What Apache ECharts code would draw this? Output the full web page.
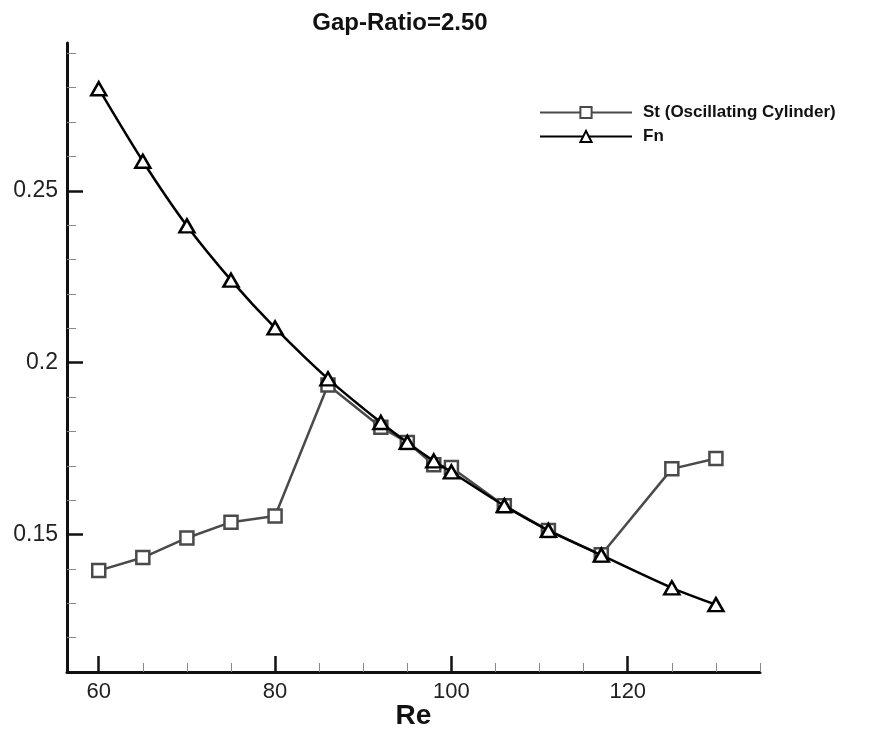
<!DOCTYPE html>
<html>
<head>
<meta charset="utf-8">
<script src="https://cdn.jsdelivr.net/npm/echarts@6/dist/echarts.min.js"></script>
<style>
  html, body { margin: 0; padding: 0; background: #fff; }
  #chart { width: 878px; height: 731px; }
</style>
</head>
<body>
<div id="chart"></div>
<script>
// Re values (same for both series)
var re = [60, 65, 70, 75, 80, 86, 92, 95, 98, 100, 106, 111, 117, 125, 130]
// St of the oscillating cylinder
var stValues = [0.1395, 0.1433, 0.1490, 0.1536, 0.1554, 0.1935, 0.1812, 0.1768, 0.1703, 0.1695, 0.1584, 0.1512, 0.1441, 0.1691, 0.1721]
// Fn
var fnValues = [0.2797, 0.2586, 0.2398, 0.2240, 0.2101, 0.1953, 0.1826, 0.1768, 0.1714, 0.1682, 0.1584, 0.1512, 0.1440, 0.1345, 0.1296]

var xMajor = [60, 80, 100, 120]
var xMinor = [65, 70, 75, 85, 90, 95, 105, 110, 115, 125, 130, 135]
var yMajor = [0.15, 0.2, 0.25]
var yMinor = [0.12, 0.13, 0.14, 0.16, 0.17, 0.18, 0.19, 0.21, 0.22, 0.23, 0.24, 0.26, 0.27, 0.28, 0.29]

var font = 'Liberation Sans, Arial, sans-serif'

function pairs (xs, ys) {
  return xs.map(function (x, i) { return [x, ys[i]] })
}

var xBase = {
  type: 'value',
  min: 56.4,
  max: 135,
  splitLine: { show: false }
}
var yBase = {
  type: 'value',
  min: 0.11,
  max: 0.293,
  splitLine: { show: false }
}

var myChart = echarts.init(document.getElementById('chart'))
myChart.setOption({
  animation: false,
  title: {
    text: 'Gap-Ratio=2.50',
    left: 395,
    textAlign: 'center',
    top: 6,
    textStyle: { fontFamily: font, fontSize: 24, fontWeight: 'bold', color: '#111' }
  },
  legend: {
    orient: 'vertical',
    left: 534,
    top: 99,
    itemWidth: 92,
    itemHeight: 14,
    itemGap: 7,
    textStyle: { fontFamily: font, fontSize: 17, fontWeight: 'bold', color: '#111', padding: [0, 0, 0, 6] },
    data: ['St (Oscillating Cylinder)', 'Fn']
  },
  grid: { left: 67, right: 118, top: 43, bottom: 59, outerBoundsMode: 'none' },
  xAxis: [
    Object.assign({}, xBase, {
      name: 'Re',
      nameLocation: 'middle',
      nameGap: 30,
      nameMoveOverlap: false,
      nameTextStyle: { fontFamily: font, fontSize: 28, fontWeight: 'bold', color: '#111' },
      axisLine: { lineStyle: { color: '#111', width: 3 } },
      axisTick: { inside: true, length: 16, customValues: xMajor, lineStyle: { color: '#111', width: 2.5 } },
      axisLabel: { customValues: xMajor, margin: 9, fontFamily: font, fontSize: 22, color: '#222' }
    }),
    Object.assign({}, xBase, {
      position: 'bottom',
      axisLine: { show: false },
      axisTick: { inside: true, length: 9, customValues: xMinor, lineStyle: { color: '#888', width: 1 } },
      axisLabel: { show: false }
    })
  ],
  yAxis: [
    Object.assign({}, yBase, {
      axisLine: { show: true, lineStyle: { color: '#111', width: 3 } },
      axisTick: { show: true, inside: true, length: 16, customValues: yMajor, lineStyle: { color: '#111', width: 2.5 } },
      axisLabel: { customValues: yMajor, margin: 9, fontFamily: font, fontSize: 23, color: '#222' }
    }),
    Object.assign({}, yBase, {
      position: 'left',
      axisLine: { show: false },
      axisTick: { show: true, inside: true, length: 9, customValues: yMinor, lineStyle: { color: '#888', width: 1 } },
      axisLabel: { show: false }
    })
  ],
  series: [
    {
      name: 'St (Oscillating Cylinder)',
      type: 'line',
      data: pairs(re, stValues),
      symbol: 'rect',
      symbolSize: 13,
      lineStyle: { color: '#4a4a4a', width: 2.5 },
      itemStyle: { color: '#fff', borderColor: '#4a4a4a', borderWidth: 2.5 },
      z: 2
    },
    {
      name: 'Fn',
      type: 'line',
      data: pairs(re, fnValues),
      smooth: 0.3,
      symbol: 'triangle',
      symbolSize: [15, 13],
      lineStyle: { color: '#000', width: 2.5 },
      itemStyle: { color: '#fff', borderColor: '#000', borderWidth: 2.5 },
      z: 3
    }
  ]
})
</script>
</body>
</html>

══════════════════════════════

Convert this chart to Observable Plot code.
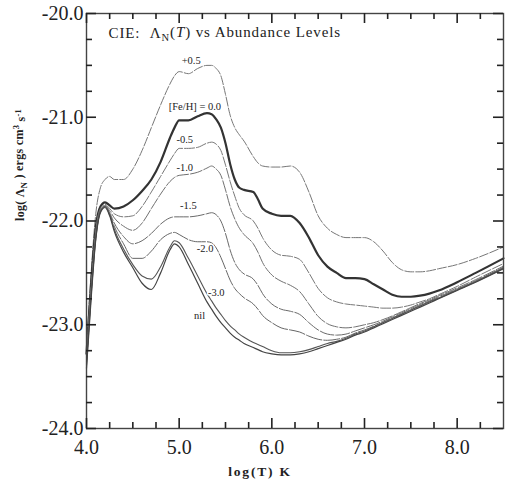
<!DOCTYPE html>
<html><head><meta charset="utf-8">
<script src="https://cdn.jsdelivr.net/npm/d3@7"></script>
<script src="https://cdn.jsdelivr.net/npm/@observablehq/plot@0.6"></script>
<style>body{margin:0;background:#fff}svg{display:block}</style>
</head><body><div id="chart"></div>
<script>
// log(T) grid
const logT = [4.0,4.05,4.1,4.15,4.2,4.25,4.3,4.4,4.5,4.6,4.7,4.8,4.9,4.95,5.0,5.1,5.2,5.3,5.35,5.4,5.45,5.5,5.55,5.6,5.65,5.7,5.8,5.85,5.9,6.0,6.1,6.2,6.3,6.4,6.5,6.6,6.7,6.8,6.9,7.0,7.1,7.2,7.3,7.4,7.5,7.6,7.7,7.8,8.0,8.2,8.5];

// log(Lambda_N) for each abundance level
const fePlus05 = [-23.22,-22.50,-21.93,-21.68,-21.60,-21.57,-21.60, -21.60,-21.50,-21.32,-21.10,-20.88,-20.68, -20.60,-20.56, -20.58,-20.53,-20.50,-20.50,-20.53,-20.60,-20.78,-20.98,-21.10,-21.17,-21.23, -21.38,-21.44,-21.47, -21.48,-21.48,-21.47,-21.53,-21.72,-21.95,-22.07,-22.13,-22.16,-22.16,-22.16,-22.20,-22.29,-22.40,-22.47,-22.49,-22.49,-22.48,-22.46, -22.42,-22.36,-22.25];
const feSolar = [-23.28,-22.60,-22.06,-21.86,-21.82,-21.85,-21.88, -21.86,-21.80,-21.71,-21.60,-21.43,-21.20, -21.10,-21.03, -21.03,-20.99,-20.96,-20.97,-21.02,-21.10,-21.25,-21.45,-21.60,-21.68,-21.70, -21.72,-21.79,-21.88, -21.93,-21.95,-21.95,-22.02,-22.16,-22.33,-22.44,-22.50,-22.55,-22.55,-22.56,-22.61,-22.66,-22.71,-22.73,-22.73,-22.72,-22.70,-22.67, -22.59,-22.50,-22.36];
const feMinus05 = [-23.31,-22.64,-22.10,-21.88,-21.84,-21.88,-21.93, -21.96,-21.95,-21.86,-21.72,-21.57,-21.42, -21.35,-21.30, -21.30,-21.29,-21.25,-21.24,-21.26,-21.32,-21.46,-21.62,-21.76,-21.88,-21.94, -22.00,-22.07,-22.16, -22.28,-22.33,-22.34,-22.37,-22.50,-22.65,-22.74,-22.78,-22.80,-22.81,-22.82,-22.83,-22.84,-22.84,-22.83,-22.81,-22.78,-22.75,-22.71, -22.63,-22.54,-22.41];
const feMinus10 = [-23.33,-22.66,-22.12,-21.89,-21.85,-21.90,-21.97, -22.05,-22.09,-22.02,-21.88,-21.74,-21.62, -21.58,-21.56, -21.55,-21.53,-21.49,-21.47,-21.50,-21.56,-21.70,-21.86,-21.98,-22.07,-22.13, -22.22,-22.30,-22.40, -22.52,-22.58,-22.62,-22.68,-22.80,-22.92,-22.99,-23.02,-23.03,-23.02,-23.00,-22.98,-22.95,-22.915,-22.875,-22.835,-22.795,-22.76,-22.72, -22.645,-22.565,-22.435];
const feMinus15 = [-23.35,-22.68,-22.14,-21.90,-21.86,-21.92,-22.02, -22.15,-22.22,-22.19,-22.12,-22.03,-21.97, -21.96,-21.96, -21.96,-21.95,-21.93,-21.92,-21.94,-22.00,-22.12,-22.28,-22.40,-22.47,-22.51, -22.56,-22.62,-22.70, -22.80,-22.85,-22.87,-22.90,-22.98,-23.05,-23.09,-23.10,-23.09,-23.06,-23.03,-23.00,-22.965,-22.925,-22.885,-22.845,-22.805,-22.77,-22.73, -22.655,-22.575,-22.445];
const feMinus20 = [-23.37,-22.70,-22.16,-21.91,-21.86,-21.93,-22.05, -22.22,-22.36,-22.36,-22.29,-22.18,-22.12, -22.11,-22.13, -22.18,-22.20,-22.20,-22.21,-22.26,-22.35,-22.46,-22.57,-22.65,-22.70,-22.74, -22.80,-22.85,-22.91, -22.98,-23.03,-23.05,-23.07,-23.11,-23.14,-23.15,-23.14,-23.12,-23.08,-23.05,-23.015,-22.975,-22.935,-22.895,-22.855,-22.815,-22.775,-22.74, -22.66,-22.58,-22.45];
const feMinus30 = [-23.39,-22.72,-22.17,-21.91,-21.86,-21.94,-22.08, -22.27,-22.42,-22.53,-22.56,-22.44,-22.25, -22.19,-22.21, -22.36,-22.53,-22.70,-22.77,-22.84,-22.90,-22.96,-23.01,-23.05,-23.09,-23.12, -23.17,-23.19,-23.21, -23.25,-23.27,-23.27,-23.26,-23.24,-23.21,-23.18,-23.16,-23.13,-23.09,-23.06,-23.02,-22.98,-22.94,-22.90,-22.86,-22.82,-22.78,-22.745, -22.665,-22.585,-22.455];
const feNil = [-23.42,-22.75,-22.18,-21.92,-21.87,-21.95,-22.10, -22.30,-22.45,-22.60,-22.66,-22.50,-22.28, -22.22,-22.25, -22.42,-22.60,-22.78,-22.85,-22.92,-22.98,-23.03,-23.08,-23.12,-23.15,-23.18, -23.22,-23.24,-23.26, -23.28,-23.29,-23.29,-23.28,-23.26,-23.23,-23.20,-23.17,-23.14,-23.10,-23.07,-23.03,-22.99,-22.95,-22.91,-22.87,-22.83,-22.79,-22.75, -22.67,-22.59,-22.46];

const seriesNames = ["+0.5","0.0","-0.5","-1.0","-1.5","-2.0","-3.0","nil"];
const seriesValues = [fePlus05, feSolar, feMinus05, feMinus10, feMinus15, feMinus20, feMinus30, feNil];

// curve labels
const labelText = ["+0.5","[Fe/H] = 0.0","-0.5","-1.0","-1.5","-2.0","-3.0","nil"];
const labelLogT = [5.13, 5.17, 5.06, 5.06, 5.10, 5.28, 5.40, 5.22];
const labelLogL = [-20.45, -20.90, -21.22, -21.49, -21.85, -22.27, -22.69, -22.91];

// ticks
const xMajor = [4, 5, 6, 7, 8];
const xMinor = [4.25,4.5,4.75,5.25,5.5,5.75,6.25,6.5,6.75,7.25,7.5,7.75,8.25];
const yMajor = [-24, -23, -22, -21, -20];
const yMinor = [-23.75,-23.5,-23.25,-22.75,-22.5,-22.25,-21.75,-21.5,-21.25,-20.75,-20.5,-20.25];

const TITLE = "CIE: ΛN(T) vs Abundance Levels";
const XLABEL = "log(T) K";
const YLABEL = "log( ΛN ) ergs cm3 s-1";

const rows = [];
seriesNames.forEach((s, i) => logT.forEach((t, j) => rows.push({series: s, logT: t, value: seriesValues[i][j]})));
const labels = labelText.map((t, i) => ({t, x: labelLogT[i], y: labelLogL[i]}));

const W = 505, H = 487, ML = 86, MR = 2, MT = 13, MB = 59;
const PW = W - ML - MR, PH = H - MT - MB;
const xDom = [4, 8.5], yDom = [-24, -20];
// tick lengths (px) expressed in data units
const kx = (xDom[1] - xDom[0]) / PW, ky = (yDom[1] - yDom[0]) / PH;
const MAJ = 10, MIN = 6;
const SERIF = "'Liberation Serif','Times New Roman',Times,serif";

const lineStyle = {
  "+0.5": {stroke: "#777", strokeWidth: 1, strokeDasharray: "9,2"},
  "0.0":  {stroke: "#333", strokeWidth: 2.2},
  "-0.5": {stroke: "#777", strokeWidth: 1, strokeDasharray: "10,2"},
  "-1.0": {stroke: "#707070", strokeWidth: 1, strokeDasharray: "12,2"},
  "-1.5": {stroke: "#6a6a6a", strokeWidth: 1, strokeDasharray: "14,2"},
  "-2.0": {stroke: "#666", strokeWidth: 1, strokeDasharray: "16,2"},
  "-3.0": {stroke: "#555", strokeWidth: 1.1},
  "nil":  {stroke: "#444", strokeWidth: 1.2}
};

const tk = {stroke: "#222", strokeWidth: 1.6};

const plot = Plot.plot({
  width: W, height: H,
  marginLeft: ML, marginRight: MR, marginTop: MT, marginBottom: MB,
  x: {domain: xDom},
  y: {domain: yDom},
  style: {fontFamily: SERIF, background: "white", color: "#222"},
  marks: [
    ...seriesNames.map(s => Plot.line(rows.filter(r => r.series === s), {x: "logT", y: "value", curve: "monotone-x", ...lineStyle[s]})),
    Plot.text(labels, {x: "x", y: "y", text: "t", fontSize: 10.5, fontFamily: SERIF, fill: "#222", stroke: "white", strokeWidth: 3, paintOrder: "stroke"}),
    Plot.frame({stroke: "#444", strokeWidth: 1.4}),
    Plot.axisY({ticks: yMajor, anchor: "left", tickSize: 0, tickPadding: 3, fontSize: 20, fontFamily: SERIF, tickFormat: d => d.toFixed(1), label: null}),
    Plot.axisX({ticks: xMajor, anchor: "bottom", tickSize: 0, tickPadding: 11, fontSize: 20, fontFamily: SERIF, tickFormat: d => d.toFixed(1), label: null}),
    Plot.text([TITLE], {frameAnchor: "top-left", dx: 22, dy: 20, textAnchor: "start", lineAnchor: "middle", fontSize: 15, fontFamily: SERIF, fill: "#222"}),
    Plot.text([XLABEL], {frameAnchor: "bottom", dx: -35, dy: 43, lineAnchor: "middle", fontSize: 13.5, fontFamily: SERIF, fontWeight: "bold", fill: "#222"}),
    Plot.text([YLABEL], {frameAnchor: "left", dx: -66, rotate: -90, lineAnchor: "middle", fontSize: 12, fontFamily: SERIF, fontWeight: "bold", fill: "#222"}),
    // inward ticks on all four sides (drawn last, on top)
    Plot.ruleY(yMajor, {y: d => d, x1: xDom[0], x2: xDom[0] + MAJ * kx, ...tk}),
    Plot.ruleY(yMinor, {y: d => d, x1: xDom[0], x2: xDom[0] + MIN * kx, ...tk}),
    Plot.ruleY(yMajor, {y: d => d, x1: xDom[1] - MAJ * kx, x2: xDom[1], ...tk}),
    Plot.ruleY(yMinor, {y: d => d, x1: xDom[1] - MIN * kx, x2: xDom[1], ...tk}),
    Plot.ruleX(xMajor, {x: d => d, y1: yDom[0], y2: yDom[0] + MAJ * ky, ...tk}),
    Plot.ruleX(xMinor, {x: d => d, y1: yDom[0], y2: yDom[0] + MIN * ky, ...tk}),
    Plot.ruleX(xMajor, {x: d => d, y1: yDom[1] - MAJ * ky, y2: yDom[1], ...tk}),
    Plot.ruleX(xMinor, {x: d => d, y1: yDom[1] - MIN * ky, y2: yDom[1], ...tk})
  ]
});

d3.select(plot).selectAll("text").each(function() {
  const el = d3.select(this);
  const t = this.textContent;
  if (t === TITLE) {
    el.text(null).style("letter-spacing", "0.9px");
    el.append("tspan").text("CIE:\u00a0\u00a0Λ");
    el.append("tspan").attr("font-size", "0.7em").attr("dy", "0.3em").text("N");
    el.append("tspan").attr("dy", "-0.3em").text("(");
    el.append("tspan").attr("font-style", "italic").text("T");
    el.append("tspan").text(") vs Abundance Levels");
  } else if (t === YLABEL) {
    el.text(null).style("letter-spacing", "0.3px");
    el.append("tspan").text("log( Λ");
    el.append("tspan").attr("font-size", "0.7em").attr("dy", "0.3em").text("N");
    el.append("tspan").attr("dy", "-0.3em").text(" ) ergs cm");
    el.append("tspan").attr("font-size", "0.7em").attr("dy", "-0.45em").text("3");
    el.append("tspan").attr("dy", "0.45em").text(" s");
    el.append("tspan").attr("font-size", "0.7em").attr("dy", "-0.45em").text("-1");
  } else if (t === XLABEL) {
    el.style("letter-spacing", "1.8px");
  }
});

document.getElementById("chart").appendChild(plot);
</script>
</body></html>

══════════════════════════════

> What is being asked
Look through the material above. Copy each line where the word "this" appears.

> Exercise answer
What Apache ECharts code would draw this? Output the full web page.
Convert this chart to Observable Plot code.
  const el = d3.select(this);
  const t = this.textContent;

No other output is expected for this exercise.